Do this »
Every record below should be written out exactly; pictures stay out.

******************************

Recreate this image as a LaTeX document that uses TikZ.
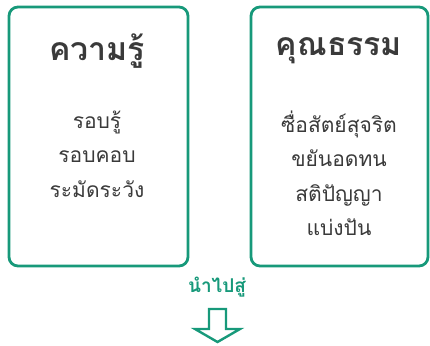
\documentclass[tikz,border=0pt]{standalone}
\usepackage{fontspec}
\newfontfamily\thaifont[Script=Thai]{Loma}
\definecolor{teal}{HTML}{17997A}
\definecolor{txt}{HTML}{3A3A3A}
\tikzset{
  card/.style={draw=teal, line width=2.8pt, rounded corners=9pt},
  title/.style={font=\thaifont\fontsize{32}{32}\selectfont\bfseries, text=txt, anchor=center},
  body/.style={font=\thaifont\fontsize{21}{34.5}\selectfont, text=txt, align=center, anchor=north},
  lead/.style={font=\thaifont\fontsize{19}{19}\selectfont\bfseries, text=teal},
  hollow/.style={draw=teal, line width=2.4pt, line join=miter}
}
\begin{document}
\begin{tikzpicture}[x=1pt,y=-1pt]
\useasboundingbox (0,0) rectangle (430,345);
\draw[card] (9,7) rectangle (188,266);
\draw[card] (251,7) rectangle (428,266);
\node[title] (t1) at (97,51) {ความรู้};
\node[title] (t2) at (339,51) {คุณธรรม};
\node[body] (b1) at (97,107) {รอบรู้\\รอบคอบ\\ระมัดระวัง};
\node[body] (b2) at (339,107) {ซื่อสัตย์สุจริต\\ขยันอดทน\\สติปัญญา\\แบ่งปัน};
\node[lead] (l) at (217,287) {นำไปสู่};
\draw[hollow] (209,309) -- (226,309) -- (226,329) -- (240,329) -- (217.5,342) -- (195,329) -- (209,329) -- cycle;
\end{tikzpicture}
\end{document}
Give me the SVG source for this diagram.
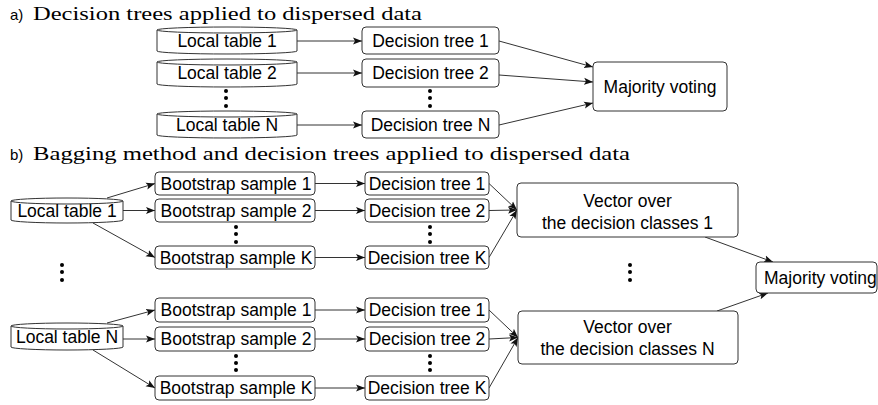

******************************

Response to the task »
Recreate this image as a LaTeX document that uses TikZ.
\documentclass[tikz,border=0pt]{standalone}
\usepackage{fontspec}
\newfontfamily\thaifont[Script=Thai]{Loma}
\definecolor{teal}{HTML}{17997A}
\definecolor{txt}{HTML}{3A3A3A}
\tikzset{
  card/.style={draw=teal, line width=2.8pt, rounded corners=9pt},
  title/.style={font=\thaifont\fontsize{32}{32}\selectfont\bfseries, text=txt, anchor=center},
  body/.style={font=\thaifont\fontsize{21}{34.5}\selectfont, text=txt, align=center, anchor=north},
  lead/.style={font=\thaifont\fontsize{19}{19}\selectfont\bfseries, text=teal},
  hollow/.style={draw=teal, line width=2.4pt, line join=miter}
}
\begin{document}
\begin{tikzpicture}[x=1pt,y=-1pt]
\useasboundingbox (0,0) rectangle (430,345);
\draw[card] (9,7) rectangle (188,266);
\draw[card] (251,7) rectangle (428,266);
\node[title] (t1) at (97,51) {ความรู้};
\node[title] (t2) at (339,51) {คุณธรรม};
\node[body] (b1) at (97,107) {รอบรู้\\รอบคอบ\\ระมัดระวัง};
\node[body] (b2) at (339,107) {ซื่อสัตย์สุจริต\\ขยันอดทน\\สติปัญญา\\แบ่งปัน};
\node[lead] (l) at (217,287) {นำไปสู่};
\draw[hollow] (209,309) -- (226,309) -- (226,329) -- (240,329) -- (217.5,342) -- (195,329) -- (209,329) -- cycle;
\end{tikzpicture}
\end{document}
Give me the SVG source for this diagram.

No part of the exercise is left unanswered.